As our world grows more connected, we continue to find new models for ministry. With millions of people now working remotely, living near your place of employment is no longer a strict necessity. In this globalized world, it’s not inconceivable that a long-term worker could be employed by a company in the United States while serving in North Africa. A former global nomad, Caleb, explains that “working remotely allows people to credential themselves in professional ways and do ministry wherever they feel called. It does away with the support-raising aspect of missions, and opens options for people to move to places in legitimate ways.”
Your profession can be a vehicle for missions.

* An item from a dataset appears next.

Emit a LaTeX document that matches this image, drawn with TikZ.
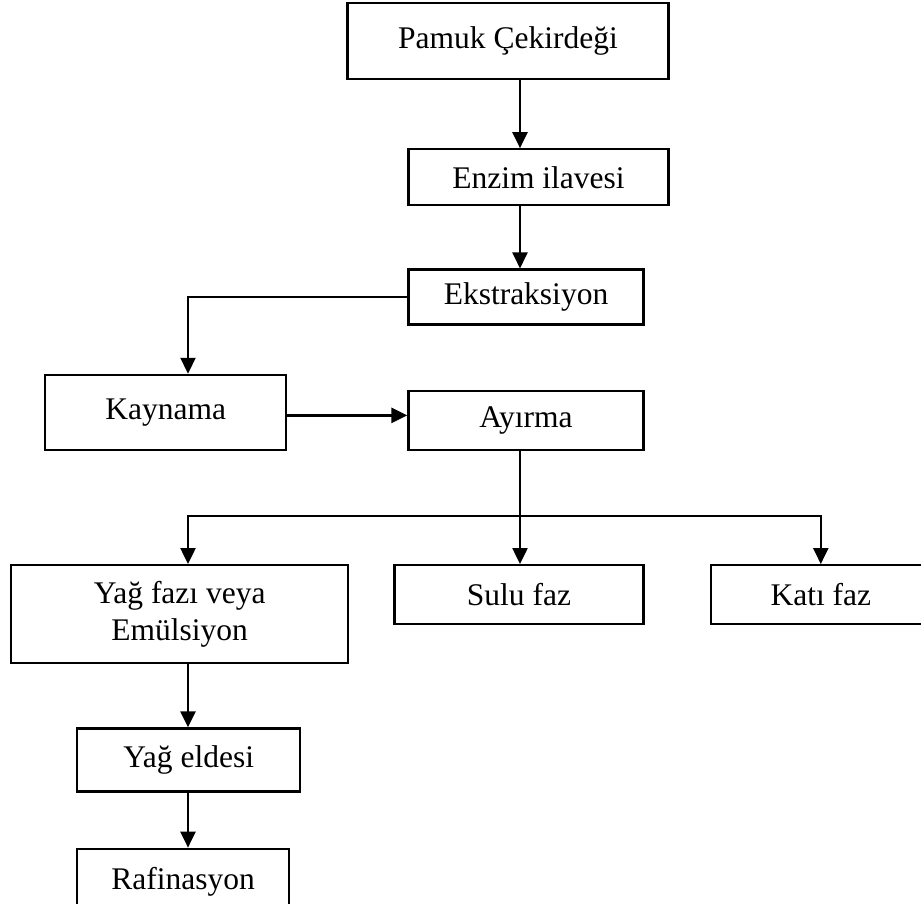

Increased ability to travel continues to open opportunity for short-term missions as well. Recently, long-term workers have shared a need for mature believers to support teams through their professions. Have you been trained as a carpenter, a teacher, or a healthcare worker? Your profession can be a vehicle for missions. In a different vein, several RI workers have expressed a desire for retired believers to join their teams. As grandparents-of-a-sort, an older couple would meet the familial and emotional needs of a worker family in a way that only “grandparents” can.
Some of us, however, are not called to overseas missions. How can we advance the kingdom while remaining local? Hosting international students is one way forward. Jessica, who has been involved in this type of outreach for years, welcomes international students into her home, invites them to church, and plans weekend trips for student groups. She wants to see others join her—and she knows this looks different for everyone. Maybe you have an empty bedroom; maybe you simply have a free afternoon for coffee. Either way, it’s a chance to build relationships. “God has transported people from restricted access countries and essentially planted them in our backyards! Those who come to Christ will carry the good news to their family and friends when they return to their home countries.”
If you are interested in engaging international students, Jessica suggests contacting your nearest university, or connecting with local ministries to international students. She’s also happy to answer your questions personally! You can receive her contact information from email@example.com.
Perhaps you are not drawn to international students, but want to reach out to your neighbors down the street or in a larger city. We’re working to develop this type of local ministry in Shepard, the community where the Rosedale International Center (RIC) is located. This year, a group of staff and interns began meeting to learn about simple church methods and discipleship through relationships. Through prayer walks, community events, and involvement in the local school, this group has built relationships with RI’s neighbors. The hope is to eventually see house churches emerge. We invite you to explore what this outreach model could look like in your own community.
I love the focus of this article. I think perhaps the challenge of being missionaries right where you are planted is more difficult than going to the far corners in some jungle area. I like how one friend defined a missionary. Anyone who responses in obedience to whatever God asks you to do. Sort of covers everyone. Blessings of wisdom and obedience to all, especially those willing to be light and salt wherever.